### Do this
Write each record again exactly as it stands.

-- START OF Data shown --

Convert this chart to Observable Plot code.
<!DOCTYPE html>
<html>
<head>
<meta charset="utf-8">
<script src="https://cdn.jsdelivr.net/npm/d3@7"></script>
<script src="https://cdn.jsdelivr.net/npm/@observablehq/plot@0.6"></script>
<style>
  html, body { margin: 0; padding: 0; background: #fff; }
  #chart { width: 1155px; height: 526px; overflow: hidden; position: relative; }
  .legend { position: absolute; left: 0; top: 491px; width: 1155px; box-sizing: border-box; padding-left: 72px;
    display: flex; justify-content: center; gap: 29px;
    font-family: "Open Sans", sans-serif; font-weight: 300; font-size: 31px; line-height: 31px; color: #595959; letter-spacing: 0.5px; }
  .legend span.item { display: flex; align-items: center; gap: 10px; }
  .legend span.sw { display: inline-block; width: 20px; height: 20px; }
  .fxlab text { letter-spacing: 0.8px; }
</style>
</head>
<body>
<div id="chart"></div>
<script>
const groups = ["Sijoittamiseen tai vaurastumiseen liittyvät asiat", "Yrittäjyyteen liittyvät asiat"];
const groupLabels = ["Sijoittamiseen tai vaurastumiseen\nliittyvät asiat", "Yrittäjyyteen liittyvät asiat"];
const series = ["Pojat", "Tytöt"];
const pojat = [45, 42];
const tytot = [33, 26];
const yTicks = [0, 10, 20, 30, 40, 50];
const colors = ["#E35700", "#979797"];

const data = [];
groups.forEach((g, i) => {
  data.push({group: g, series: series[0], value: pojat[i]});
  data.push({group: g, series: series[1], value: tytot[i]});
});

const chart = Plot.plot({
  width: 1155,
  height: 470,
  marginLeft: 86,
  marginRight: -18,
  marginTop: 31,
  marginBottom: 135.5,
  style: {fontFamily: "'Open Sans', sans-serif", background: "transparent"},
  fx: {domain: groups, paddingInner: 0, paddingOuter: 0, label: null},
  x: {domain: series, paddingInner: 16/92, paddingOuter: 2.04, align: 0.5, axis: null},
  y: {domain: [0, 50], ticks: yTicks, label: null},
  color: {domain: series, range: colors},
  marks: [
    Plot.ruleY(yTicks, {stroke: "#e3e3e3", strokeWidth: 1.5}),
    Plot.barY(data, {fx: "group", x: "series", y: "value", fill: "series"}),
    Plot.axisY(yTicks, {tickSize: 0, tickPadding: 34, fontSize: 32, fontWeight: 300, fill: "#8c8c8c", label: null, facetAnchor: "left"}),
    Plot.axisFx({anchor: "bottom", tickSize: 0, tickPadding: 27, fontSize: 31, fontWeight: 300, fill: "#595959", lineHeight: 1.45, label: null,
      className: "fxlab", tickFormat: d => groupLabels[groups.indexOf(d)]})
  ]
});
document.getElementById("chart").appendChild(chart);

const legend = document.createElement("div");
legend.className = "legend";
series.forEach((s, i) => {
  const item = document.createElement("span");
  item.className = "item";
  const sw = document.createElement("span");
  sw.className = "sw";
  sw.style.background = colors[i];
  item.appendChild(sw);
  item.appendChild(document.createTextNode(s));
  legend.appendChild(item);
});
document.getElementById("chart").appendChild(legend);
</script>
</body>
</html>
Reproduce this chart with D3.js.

-- END OF Data shown --

### Expected output
Convert this chart to Observable Plot code.
<!DOCTYPE html>
<html>
<head>
<meta charset="utf-8">
<script src="https://cdn.jsdelivr.net/npm/d3@7"></script>
<script src="https://cdn.jsdelivr.net/npm/@observablehq/plot@0.6"></script>
<style>
  html, body { margin: 0; padding: 0; background: #fff; }
  #chart { width: 1155px; height: 526px; overflow: hidden; position: relative; }
  .legend { position: absolute; left: 0; top: 491px; width: 1155px; box-sizing: border-box; padding-left: 72px;
    display: flex; justify-content: center; gap: 29px;
    font-family: "Open Sans", sans-serif; font-weight: 300; font-size: 31px; line-height: 31px; color: #595959; letter-spacing: 0.5px; }
  .legend span.item { display: flex; align-items: center; gap: 10px; }
  .legend span.sw { display: inline-block; width: 20px; height: 20px; }
  .fxlab text { letter-spacing: 0.8px; }
</style>
</head>
<body>
<div id="chart"></div>
<script>
const groups = ["Sijoittamiseen tai vaurastumiseen liittyvät asiat", "Yrittäjyyteen liittyvät asiat"];
const groupLabels = ["Sijoittamiseen tai vaurastumiseen\nliittyvät asiat", "Yrittäjyyteen liittyvät asiat"];
const series = ["Pojat", "Tytöt"];
const pojat = [45, 42];
const tytot = [33, 26];
const yTicks = [0, 10, 20, 30, 40, 50];
const colors = ["#E35700", "#979797"];

const data = [];
groups.forEach((g, i) => {
  data.push({group: g, series: series[0], value: pojat[i]});
  data.push({group: g, series: series[1], value: tytot[i]});
});

const chart = Plot.plot({
  width: 1155,
  height: 470,
  marginLeft: 86,
  marginRight: -18,
  marginTop: 31,
  marginBottom: 135.5,
  style: {fontFamily: "'Open Sans', sans-serif", background: "transparent"},
  fx: {domain: groups, paddingInner: 0, paddingOuter: 0, label: null},
  x: {domain: series, paddingInner: 16/92, paddingOuter: 2.04, align: 0.5, axis: null},
  y: {domain: [0, 50], ticks: yTicks, label: null},
  color: {domain: series, range: colors},
  marks: [
    Plot.ruleY(yTicks, {stroke: "#e3e3e3", strokeWidth: 1.5}),
    Plot.barY(data, {fx: "group", x: "series", y: "value", fill: "series"}),
    Plot.axisY(yTicks, {tickSize: 0, tickPadding: 34, fontSize: 32, fontWeight: 300, fill: "#8c8c8c", label: null, facetAnchor: "left"}),
    Plot.axisFx({anchor: "bottom", tickSize: 0, tickPadding: 27, fontSize: 31, fontWeight: 300, fill: "#595959", lineHeight: 1.45, label: null,
      className: "fxlab", tickFormat: d => groupLabels[groups.indexOf(d)]})
  ]
});
document.getElementById("chart").appendChild(chart);

const legend = document.createElement("div");
legend.className = "legend";
series.forEach((s, i) => {
  const item = document.createElement("span");
  item.className = "item";
  const sw = document.createElement("span");
  sw.className = "sw";
  sw.style.background = colors[i];
  item.appendChild(sw);
  item.appendChild(document.createTextNode(s));
  legend.appendChild(item);
});
document.getElementById("chart").appendChild(legend);
</script>
</body>
</html>
Reproduce this chart with D3.js.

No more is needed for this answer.